What Is a Vested Interest in a Retirement Account?

Although you are many years from retirement, your growing retirement plan account is important to your long-term financial security. For that reason, you should know when you become vested in your retirement plan, as this affects your long-term saving and could make a difference in your decision to change jobs.

TL;DR (Too Long; Didn't Read)

Vested interest refers to the amount of funds in your retirement plan account that entirely belongs to you even if you quit your job. Your own contributions are always considered fully vested, but your employer's contributions are vested according to a schedule.

How Vesting Works

Vested interest is a pension plan term for what portion of your retirement plan account is yours and would not be lost if you left your current job. Retirement plan vesting allows a business to offer you additional retirement benefits if you stay with the company for a certain period. The tax rules that allow your employer to offer retirement accounts such as a 401(k) also govern how the vesting schedule should work.

Your Own Contributions

Any contributions from your salary that go into your retirement account are always 100 percent vested. That money remains your money, and you can transfer your contributions and any gains earned by those contributions to another employer-sponsored retirement account or individual retirement account if you leave your job. On your retirement plan account summary – which you should receive at least quarterly – your contribution amounts are listed separately from contributions made by your employer.
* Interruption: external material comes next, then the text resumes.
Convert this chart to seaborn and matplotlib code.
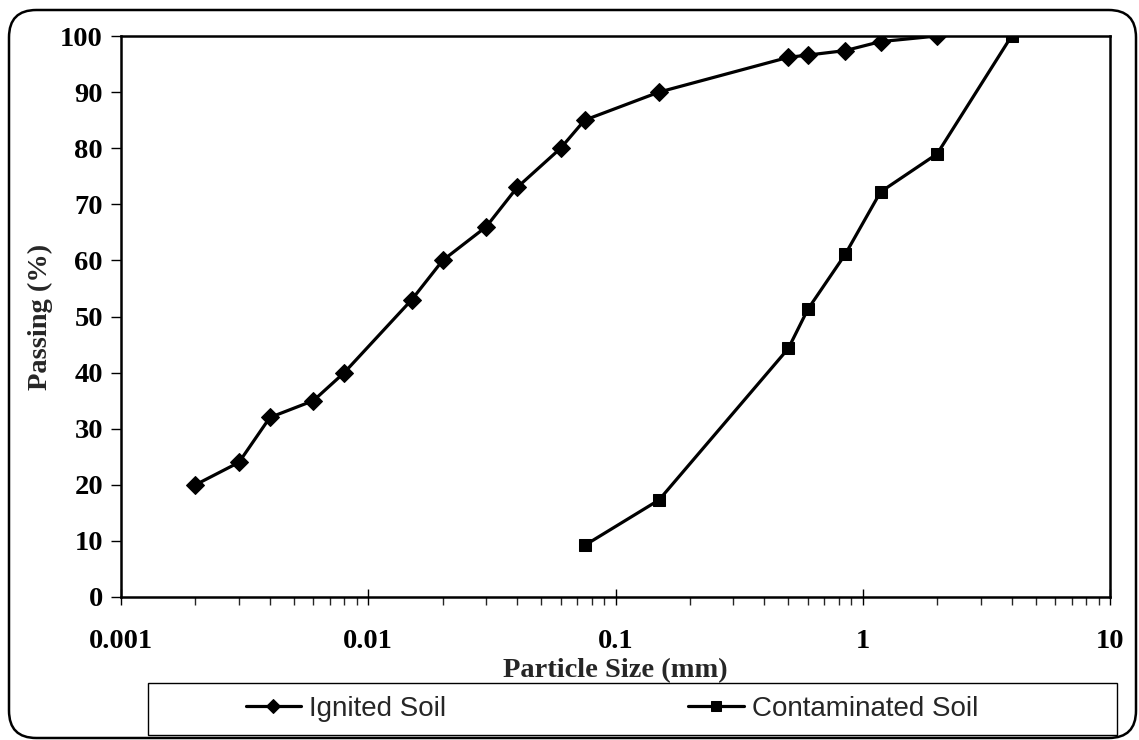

Your Employer's Contributions

Retirement account contributions made by your employer are subject to the plan's vesting schedule. Although employer contributions show up in your account totals and earn money, that money is not truly yours until it is vested.

Retirement plans typically have a step vesting schedule. For example, after one year, 20 percent of the employer deposits are vested, and after two years, 40 percent are vested.

For 401(k) accounts, Internal Revenue Service rules limit the vesting schedule to a maximum of six years. Your retirement plan account will be 100 percent vested at that point.

Leaving Your Job

If you are thinking about changing jobs, check on the vesting level and year-end date of your retirement account. If you leave your job, you will lose the unvested portion of the account. You can pick up some extra money in your retirement account by staying with your current job a little longer. For example, you might notice that you jump from 60 percent vested to 80 percent vested if you stay where you are for another month and hit an anniversary date.

It may pay off to hang in there for another month before changing jobs. Before you leave, check into whether you need to roll your retirement plan to a new account.